Full disclosure: I only read up through the fifth Harry Potter book. That’s because when it came out in the summer of 2003, it wasn’t a question of if my dad would deploy to Iraq, but when. If you know what happens in the fifth book, you’ll get why I put the series down.
Besides, that’s still more than enough books for me to get most of the memes, or to know what an instructor implied this week when he said something during lecture like, “When muggles work with developers…”
<things I don’t post in the Slack questions thread>
I got an email when I was accepted to this program. Was it supposed to be an :owl:?
</things I don’t post in the Slack questions thread>
My dad enlisted in the Marines straight out of high school, because he saw it as his only way out of rural Utah. He may not have the context that I have about Hannah Arendt or others in the canon of a liberal arts education, but he’s still one of the first people I go to when I need someone to point something out to me that I know I’m not smart enough to see, not unlike how I turn to my group lead when I know I’m not spotting a typo in my code.
I have absolutely no doubt that my dad would have made an excellent software developer.
That’s why comments like the one the instructor made, and another later about “technical vs. non-technical people” irk me. I decided to start learning to code because I believe any muggle can do this work. I’m hopeful about many programming bootcamps because in theory they democratize access to the opportunity. But until we question and reject the false narrative that developers are born a certain way, look a certain way, like certain things, fewer people like me and my dad will take the leap, or stick with it once we get here. Every day I meet fellow students who in previous lives were healthcare providers or Amazon warehouse workers or limo drivers or bartenders. The list goes on. When they’re able to code circles around me, they’re always willing to pause to help me catch up. We mudbloods are in this together.

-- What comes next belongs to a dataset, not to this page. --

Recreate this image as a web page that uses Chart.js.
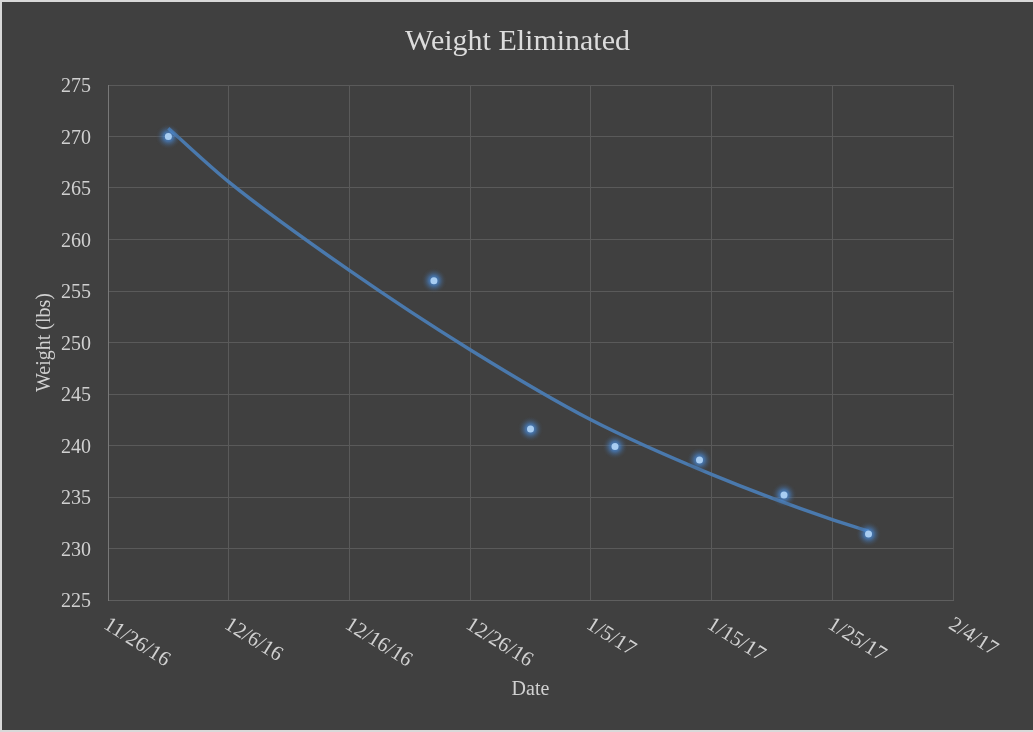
<!DOCTYPE html>
<html>
<head>
<meta charset="utf-8">
<title>Weight Eliminated</title>
<script src="https://cdn.jsdelivr.net/npm/chart.js@4.4.1/dist/chart.umd.min.js"></script>
<style>
  html, body { margin: 0; padding: 0; background: #d9d9d9; }
  #wrap { position: absolute; left: 2px; top: 2px; width: 1031px; height: 728px; background: #404040; }
</style>
</head>
<body>
<div id="wrap"><canvas id="chart"></canvas></div>
<script>
// Weigh-ins
const weighDates = ['2016-12-01', '2016-12-23', '2016-12-31', '2017-01-07', '2017-01-14', '2017-01-21', '2017-01-28'];
const weights = [270, 256, 241.6, 239.9, 238.6, 235.2, 231.4];

// Trendline as it appears on the chart
const trendDates = ['2016-12-01', '2016-12-06', '2016-12-16', '2016-12-26', '2017-01-05', '2017-01-15', '2017-01-25', '2017-01-28'];
const trendWeights = [270.8, 265.6, 257.0, 249.3, 242.5, 237.2, 232.8, 231.7];

// Axes
const xStart = '2016-11-26';
const xEnd = '2017-02-04';
const xTickLabels = ['11/26/16', '12/6/16', '12/16/16', '12/26/16', '1/5/17', '1/15/17', '1/25/17', '2/4/17'];
const yMin = 225;
const yMax = 275;
const yStep = 5;

const DAY = 86400000;
const toMs = (d) => Date.parse(d + 'T00:00:00Z');

const serif = '"Liberation Serif", "DejaVu Serif", serif';
const gridColor = '#5a5a5a';
const textColor = '#d0d0d0';

// soft blue glow under each marker
const glowPlugin = {
  id: 'glow',
  beforeDatasetDraw(chart, args) {
    if (args.index !== 0) return;
    const ctx = chart.ctx;
    ctx.save();
    chart.getDatasetMeta(0).data.forEach((pt) => {
      const g = ctx.createRadialGradient(pt.x, pt.y, 0, pt.x, pt.y, 13);
      g.addColorStop(0, 'rgba(80, 145, 220, 1)');
      g.addColorStop(0.4, 'rgba(72, 135, 210, 0.6)');
      g.addColorStop(1, 'rgba(64, 64, 64, 0)');
      ctx.fillStyle = g;
      ctx.beginPath();
      ctx.arc(pt.x, pt.y, 13, 0, Math.PI * 2);
      ctx.fill();
    });
    ctx.restore();
  },
};

// date labels slanting down to the right, as in the original
const slantLabels = {
  id: 'slantLabels',
  afterDraw(chart) {
    const scale = chart.scales.x;
    const ctx = chart.ctx;
    ctx.save();
    ctx.font = '21px ' + serif;
    ctx.fillStyle = textColor;
    ctx.textAlign = 'left';
    ctx.textBaseline = 'top';
    scale.ticks.forEach((tick, i) => {
      const px = scale.getPixelForTick(i);
      ctx.save();
      ctx.translate(px + 3, scale.top + 14);
      ctx.rotate(32 * Math.PI / 180);
      ctx.fillText(tick.label, 0, 0);
      ctx.restore();
    });
    ctx.restore();
  },
};

const ctx = document.getElementById('chart').getContext('2d');
new Chart(ctx, {
  type: 'scatter',
  data: {
    datasets: [
      {
        label: 'Weight',
        data: weighDates.map((d, i) => ({ x: toMs(d), y: weights[i] })),
        backgroundColor: '#a8cdf2',
        borderWidth: 0,
        pointRadius: 3.5,
        order: 0,
      },
      {
        label: 'Trend',
        data: trendDates.map((d, i) => ({ x: toMs(d), y: trendWeights[i] })),
        showLine: true,
        borderColor: '#4a79ad',
        borderWidth: 3.4,
        pointRadius: 0,
        cubicInterpolationMode: 'monotone',
        order: 1,
      },
    ],
  },
  options: {
    responsive: true,
    maintainAspectRatio: false,
    animation: false,
    layout: { padding: 0 },
    plugins: {
      legend: { display: false },
      tooltip: { enabled: false },
      title: {
        display: true,
        text: 'Weight Eliminated',
        color: '#dcdcdc',
        font: { family: serif, size: 30, weight: 'normal', lineHeight: 1.2 },
        padding: { top: 22, bottom: 25 },
      },
    },
    scales: {
      x: {
        type: 'linear',
        min: toMs(xStart),
        max: toMs(xEnd),
        afterFit(scale) { scale.height = 130; },
        ticks: {
          stepSize: 10 * DAY,
          autoSkip: false,
          minRotation: 0,
          maxRotation: 0,
          color: 'rgba(0,0,0,0)',
          font: { family: serif, size: 21 },
          callback: (v, i) => xTickLabels[i],
        },
        grid: { color: gridColor, lineWidth: 1, drawTicks: false },
        border: { color: '#5f5f5f', width: 1 },
        title: {
          display: true,
          text: 'Date',
          color: textColor,
          font: { family: serif, size: 20, lineHeight: 1.2 },
          padding: { top: 0, bottom: 28 },
        },
      },
      y: {
        min: yMin,
        max: yMax,
        afterFit(scale) { scale.width = 106; },
        ticks: {
          stepSize: yStep,
          padding: 17,
          labelOffset: 2,
          color: textColor,
          font: { family: serif, size: 20 },
        },
        grid: { color: gridColor, lineWidth: 1, drawTicks: false },
        border: { color: '#787878', width: 1 },
        title: {
          display: true,
          text: 'Weight (lbs)',
          color: textColor,
          font: { family: serif, size: 20, lineHeight: 1.2 },
          padding: { top: 31, bottom: 0 },
        },
      },
      // empty strip on the right so the title stays centred on the whole chart
      spacer: {
        type: 'linear',
        position: 'right',
        afterFit(scale) { scale.width = 80; },
        ticks: { display: false },
        grid: { display: false, drawOnChartArea: false },
        border: { display: false },
      },
    },
  },
  plugins: [glowPlugin, slantLabels],
});
</script>
</body>
</html>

We covered the Document Object Model (DOM), an API that represents HTML and CSS content to the browser. Since it’s just a representation, not the content itself, we learned how to use the DOM to manipulate elements on a website, like changing the title of a news headline as a joke. After the joking, we turned to more serious things like how to get a website to do something when a user clicks on part of it: how to add events and event listeners to website elements. Finally, we learned how to automate those additions with reusable components and data attributes.